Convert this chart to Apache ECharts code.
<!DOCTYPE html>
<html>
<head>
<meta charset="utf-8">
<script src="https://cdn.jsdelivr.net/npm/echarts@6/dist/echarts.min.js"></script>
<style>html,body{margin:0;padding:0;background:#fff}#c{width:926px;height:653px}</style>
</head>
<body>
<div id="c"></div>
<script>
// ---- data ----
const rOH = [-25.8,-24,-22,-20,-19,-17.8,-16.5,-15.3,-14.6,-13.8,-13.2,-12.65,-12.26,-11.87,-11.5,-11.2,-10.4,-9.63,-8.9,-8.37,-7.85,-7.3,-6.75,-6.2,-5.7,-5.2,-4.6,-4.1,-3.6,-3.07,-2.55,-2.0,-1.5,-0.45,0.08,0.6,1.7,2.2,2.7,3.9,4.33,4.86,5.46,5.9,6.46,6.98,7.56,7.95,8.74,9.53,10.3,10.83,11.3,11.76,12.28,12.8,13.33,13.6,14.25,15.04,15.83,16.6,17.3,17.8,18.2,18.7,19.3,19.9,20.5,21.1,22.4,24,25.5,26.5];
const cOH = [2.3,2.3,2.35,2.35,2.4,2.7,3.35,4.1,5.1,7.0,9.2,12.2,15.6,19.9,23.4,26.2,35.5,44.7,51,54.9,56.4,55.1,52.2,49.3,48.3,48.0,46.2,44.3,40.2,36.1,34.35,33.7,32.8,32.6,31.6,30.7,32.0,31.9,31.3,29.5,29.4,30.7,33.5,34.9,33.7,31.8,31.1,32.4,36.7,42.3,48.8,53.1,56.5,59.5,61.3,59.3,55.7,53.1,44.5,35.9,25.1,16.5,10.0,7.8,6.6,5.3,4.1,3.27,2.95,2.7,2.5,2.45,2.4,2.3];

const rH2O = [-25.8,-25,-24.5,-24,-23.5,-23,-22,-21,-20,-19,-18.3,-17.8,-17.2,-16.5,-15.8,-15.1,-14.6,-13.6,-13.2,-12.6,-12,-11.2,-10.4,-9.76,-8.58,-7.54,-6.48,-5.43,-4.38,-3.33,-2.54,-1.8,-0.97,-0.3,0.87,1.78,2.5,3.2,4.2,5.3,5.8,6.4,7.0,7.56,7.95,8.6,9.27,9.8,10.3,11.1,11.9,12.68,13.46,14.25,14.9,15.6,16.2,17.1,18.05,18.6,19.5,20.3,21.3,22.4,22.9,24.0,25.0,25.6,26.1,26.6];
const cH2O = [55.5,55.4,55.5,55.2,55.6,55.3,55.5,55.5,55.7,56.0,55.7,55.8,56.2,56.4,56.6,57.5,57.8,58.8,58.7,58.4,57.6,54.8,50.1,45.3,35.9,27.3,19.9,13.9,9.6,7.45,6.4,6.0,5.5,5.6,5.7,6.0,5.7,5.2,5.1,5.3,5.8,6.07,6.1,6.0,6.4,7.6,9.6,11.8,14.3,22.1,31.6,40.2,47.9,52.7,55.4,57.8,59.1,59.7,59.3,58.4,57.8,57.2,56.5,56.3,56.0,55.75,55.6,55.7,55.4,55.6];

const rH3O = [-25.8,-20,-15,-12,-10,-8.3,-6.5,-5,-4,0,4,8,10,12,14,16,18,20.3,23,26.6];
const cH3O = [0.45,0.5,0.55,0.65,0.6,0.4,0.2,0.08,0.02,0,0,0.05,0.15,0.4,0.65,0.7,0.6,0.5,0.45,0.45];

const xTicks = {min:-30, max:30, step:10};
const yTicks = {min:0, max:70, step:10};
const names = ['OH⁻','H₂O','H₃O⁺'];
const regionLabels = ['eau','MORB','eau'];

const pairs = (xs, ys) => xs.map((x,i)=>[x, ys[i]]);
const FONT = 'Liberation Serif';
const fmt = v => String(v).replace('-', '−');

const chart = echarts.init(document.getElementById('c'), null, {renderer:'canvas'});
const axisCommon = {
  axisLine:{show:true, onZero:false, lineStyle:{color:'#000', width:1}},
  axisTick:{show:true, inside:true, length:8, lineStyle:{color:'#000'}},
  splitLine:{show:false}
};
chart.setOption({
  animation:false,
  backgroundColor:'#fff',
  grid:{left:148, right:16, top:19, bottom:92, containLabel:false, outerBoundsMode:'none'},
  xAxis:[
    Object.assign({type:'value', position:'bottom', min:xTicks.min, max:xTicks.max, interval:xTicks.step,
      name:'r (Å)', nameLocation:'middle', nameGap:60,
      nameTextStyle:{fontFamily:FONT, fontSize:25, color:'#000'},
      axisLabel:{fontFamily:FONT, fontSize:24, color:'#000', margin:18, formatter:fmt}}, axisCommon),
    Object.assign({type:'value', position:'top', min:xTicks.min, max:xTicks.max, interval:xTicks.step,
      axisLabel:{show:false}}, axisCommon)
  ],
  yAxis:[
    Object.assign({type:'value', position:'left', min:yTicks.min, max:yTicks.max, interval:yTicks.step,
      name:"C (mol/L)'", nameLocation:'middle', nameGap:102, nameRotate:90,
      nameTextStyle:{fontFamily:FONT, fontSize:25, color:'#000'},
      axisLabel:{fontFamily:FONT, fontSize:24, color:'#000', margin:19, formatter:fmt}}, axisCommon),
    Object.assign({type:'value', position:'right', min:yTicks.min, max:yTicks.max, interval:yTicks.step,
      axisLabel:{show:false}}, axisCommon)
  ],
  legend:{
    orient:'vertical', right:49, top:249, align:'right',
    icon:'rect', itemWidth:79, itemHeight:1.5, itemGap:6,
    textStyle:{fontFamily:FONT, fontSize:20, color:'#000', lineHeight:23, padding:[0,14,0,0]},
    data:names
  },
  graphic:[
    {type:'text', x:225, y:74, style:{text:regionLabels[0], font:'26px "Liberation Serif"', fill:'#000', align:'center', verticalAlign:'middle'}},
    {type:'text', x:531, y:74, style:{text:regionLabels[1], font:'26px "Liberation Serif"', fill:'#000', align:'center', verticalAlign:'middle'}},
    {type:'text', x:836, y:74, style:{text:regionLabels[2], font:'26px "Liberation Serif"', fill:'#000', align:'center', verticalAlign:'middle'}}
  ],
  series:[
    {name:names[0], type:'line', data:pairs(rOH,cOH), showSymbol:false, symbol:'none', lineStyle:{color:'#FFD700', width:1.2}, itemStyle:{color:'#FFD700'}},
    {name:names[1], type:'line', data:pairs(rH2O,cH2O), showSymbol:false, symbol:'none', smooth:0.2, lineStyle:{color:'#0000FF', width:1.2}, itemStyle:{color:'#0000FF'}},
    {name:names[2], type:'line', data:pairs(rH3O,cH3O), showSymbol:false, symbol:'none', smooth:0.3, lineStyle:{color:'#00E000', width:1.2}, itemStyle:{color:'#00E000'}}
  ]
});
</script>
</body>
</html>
========================================
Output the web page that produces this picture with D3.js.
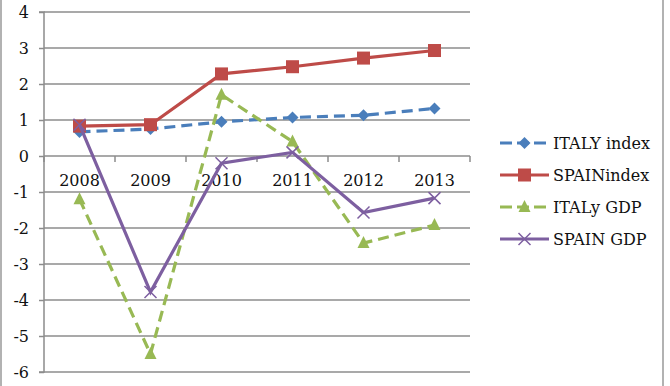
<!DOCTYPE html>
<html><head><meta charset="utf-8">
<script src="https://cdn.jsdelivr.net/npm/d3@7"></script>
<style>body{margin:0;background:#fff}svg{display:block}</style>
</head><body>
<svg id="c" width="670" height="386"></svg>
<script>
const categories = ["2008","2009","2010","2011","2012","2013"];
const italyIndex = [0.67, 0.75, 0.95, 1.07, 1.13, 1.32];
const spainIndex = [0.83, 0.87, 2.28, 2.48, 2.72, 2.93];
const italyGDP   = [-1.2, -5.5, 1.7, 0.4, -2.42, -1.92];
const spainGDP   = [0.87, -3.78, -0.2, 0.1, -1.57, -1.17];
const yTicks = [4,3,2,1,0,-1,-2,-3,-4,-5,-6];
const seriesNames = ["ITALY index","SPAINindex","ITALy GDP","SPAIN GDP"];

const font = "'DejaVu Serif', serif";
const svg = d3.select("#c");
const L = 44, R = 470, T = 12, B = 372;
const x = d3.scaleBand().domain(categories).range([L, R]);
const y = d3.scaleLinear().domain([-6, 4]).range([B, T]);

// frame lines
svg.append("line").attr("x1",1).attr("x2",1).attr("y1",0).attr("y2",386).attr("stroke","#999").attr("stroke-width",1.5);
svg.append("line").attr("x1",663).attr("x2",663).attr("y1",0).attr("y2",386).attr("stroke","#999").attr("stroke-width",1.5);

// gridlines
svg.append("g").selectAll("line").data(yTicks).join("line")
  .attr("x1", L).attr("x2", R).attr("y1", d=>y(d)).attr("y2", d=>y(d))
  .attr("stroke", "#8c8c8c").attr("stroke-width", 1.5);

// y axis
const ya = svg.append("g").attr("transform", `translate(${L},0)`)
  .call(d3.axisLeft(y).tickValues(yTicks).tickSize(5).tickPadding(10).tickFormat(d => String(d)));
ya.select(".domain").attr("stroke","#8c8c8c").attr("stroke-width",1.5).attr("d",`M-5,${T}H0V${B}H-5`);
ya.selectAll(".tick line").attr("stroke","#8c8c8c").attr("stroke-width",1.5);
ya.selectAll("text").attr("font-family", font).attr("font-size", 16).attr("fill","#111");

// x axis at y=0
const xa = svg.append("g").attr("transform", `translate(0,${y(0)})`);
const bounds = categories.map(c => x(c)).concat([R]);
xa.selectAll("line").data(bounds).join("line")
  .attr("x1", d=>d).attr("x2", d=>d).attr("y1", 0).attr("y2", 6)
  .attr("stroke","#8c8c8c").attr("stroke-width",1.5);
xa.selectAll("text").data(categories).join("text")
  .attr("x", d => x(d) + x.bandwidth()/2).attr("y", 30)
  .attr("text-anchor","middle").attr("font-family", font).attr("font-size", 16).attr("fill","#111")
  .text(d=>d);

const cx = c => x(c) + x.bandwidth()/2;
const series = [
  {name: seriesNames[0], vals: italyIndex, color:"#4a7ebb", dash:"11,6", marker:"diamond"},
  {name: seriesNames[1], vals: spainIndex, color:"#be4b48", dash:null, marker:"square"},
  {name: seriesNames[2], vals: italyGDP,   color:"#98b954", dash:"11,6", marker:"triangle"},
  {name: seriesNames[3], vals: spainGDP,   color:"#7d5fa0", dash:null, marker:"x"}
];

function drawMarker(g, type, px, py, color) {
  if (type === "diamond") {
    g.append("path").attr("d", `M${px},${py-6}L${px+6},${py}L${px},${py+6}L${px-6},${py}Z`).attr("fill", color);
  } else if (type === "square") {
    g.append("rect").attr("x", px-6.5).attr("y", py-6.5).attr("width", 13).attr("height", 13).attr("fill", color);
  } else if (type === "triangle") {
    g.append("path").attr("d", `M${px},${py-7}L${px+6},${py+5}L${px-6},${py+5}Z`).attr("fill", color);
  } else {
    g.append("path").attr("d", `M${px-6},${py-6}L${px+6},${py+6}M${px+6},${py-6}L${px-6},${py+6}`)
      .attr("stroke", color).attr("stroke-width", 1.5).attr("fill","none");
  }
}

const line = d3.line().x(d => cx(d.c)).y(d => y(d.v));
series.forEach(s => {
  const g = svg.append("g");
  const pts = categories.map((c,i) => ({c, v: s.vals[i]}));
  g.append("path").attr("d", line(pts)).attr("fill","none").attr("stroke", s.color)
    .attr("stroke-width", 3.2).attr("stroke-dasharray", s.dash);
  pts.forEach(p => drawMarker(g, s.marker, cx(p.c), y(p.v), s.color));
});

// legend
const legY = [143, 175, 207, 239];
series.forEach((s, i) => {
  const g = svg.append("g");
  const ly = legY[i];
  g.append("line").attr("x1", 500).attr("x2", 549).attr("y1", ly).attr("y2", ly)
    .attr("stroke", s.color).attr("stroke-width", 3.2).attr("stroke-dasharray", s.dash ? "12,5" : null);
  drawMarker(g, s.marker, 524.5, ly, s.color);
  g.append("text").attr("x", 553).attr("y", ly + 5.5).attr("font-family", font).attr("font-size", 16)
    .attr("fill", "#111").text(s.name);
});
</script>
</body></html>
========================================
• _What the exercise asks_: The word "this" may appear on some lines of these records; state how many such lines there are, and nothing else.

• _Exercise output_: 2